__What is being asked__.
In how many lines of the data does the word "this" appear? Give the number by itself.

__Dataset content__.
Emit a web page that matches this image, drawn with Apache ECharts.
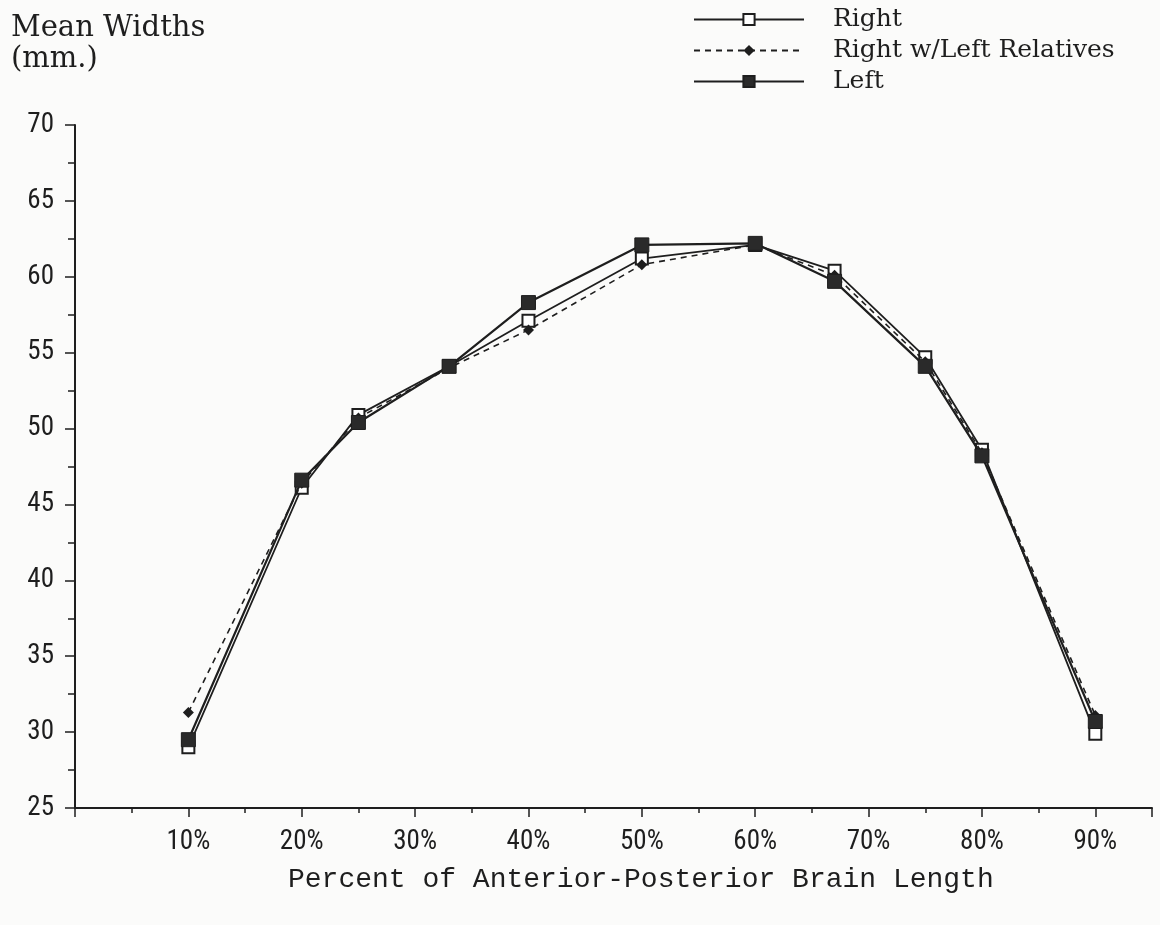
---
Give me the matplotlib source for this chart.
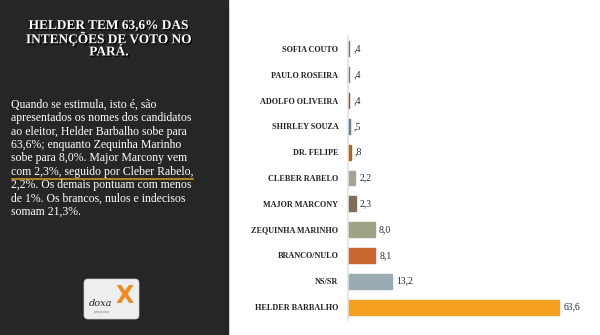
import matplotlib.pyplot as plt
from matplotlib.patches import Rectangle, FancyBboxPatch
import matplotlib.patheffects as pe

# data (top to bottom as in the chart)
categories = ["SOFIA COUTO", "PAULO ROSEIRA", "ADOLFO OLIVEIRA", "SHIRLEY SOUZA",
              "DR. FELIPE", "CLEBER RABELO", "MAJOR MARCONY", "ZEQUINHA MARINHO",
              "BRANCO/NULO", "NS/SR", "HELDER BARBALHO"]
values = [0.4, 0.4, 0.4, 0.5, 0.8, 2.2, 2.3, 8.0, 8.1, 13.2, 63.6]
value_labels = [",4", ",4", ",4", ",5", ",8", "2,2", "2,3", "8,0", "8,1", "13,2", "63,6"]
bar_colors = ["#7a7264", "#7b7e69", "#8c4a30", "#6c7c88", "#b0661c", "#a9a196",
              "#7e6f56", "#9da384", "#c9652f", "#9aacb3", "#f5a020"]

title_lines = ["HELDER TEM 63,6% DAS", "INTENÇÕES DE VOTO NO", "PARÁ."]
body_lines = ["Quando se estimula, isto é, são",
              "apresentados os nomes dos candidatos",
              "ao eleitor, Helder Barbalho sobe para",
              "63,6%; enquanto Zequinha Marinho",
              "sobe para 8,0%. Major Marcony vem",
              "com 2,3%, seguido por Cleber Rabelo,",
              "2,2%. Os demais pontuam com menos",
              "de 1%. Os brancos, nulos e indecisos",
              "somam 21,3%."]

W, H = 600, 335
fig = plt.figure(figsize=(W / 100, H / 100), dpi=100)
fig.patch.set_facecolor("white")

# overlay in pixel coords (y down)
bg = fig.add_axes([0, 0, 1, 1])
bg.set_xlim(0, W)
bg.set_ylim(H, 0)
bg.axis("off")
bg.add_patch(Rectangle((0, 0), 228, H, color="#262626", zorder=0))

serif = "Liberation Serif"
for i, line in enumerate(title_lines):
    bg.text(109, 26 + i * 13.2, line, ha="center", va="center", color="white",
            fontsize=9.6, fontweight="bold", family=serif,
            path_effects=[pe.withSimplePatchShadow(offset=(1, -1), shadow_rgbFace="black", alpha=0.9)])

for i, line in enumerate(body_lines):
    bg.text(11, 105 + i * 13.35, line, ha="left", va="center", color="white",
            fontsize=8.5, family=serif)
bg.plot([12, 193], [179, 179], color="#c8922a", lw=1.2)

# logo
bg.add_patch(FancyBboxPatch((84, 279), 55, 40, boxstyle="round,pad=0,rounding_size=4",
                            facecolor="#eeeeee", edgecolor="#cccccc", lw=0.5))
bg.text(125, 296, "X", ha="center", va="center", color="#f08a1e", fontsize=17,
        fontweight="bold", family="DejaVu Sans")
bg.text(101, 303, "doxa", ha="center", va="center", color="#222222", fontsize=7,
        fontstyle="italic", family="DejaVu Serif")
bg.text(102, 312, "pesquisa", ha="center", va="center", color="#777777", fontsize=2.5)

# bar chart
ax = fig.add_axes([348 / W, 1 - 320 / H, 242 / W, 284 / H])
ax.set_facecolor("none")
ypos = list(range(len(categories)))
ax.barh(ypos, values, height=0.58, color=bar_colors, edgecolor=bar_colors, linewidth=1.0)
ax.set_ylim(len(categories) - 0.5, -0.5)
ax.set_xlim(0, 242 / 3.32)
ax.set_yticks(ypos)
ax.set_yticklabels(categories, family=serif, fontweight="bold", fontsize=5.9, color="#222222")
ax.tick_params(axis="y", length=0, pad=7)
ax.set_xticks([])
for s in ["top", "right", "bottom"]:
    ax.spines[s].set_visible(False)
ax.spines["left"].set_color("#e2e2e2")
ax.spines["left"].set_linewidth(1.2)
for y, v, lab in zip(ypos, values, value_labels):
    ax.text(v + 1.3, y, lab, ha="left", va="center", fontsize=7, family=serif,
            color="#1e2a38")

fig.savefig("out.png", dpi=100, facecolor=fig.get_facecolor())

__Written response__.
2